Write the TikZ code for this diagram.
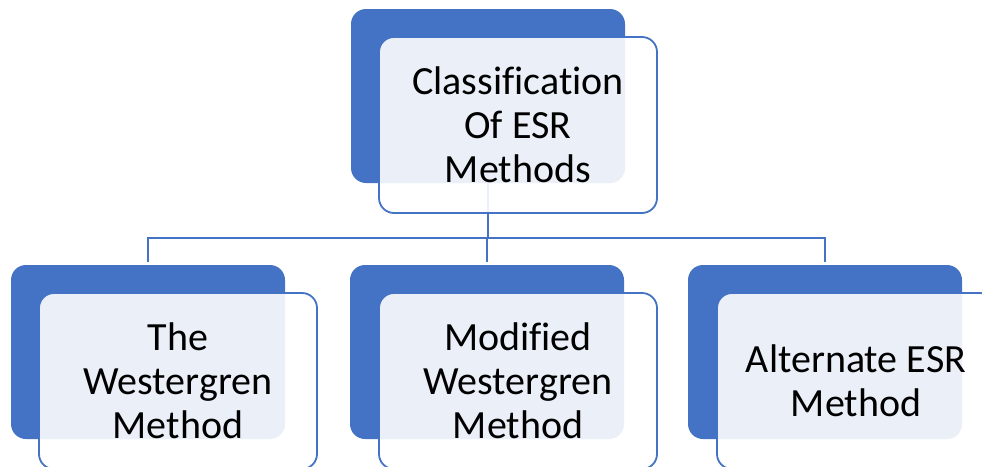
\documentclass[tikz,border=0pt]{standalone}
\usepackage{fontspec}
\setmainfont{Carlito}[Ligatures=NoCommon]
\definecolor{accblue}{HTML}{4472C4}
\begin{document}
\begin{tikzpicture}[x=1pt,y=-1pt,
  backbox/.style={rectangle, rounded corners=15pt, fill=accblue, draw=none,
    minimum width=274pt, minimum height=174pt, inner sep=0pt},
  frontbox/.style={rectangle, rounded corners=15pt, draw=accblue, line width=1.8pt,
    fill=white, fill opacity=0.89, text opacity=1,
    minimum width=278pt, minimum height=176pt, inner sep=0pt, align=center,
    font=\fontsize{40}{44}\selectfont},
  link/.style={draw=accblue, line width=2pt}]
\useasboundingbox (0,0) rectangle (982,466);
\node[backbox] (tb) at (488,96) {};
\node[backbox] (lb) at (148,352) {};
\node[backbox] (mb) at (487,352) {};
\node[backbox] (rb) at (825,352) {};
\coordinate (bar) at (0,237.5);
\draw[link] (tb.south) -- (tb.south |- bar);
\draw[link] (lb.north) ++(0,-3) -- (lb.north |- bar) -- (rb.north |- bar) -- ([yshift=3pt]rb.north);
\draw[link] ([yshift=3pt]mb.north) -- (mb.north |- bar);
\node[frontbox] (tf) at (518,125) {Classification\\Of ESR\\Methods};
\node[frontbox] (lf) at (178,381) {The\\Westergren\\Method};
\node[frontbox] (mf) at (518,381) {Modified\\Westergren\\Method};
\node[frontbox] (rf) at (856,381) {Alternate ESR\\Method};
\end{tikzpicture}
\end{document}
..........
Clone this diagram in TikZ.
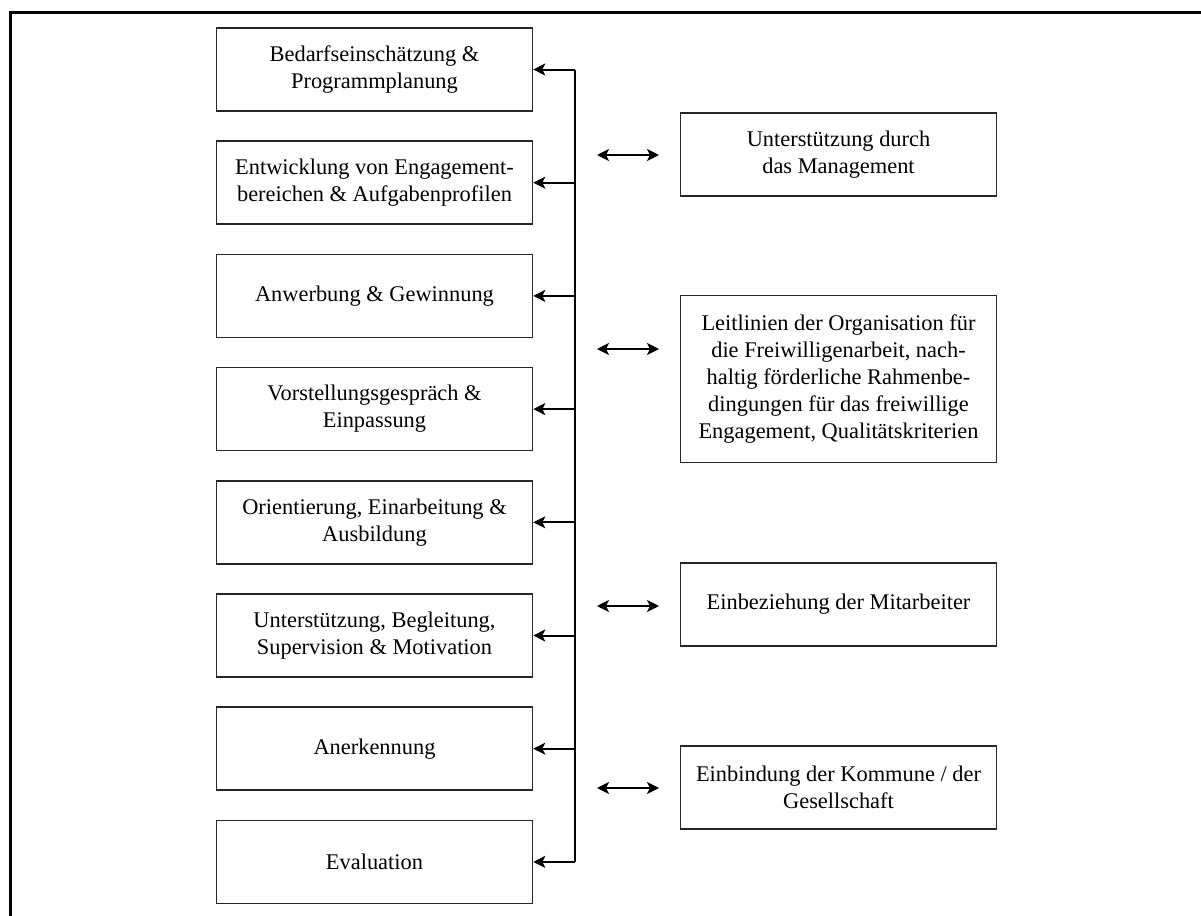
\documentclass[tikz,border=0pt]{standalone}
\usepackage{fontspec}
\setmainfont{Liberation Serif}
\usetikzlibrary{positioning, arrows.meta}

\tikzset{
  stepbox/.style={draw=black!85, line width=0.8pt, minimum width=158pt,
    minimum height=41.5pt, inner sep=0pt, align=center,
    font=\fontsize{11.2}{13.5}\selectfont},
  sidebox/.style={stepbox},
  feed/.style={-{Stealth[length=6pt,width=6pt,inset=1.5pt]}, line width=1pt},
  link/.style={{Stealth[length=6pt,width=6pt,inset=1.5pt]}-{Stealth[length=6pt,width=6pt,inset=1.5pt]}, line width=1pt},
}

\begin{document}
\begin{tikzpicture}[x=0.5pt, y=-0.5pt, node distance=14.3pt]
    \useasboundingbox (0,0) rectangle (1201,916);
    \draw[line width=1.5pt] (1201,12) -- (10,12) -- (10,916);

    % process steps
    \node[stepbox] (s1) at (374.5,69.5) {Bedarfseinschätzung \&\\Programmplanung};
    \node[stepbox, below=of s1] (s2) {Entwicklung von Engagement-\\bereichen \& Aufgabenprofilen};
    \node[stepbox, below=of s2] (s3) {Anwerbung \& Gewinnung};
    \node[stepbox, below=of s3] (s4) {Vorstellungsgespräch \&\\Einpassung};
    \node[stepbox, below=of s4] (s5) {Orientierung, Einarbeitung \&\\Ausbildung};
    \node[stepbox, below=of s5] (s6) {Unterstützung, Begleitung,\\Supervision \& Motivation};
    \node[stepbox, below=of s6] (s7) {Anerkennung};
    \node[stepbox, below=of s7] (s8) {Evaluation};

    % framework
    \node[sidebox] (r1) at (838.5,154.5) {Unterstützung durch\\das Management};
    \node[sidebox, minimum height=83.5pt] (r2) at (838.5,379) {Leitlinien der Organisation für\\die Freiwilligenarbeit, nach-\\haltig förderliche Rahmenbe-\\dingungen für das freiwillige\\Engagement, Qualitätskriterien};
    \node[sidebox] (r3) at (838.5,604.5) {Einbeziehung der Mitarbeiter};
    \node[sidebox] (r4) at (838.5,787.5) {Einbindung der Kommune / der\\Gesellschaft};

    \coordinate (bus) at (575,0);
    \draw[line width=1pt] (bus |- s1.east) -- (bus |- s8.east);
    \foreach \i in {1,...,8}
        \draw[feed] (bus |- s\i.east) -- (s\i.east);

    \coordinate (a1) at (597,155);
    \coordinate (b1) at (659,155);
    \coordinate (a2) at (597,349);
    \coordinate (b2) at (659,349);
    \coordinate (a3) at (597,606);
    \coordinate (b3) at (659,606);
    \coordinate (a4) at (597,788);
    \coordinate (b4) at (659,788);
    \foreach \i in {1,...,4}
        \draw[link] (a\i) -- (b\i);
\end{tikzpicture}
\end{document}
..........
**SET TASK**.
Pictures do not belong in the copy. Reproduce exactly the lines from the one with "Clone this diagram in TikZ." to the one with "(10,12) -- (10,916);", both lines included.

**EXERCISE RESPONSE**.
Clone this diagram in TikZ.
\documentclass[tikz,border=0pt]{standalone}
\usepackage{fontspec}
\setmainfont{Liberation Serif}
\usetikzlibrary{positioning, arrows.meta}

\tikzset{
  stepbox/.style={draw=black!85, line width=0.8pt, minimum width=158pt,
    minimum height=41.5pt, inner sep=0pt, align=center,
    font=\fontsize{11.2}{13.5}\selectfont},
  sidebox/.style={stepbox},
  feed/.style={-{Stealth[length=6pt,width=6pt,inset=1.5pt]}, line width=1pt},
  link/.style={{Stealth[length=6pt,width=6pt,inset=1.5pt]}-{Stealth[length=6pt,width=6pt,inset=1.5pt]}, line width=1pt},
}

\begin{document}
\begin{tikzpicture}[x=0.5pt, y=-0.5pt, node distance=14.3pt]
    \useasboundingbox (0,0) rectangle (1201,916);
    \draw[line width=1.5pt] (1201,12) -- (10,12) -- (10,916);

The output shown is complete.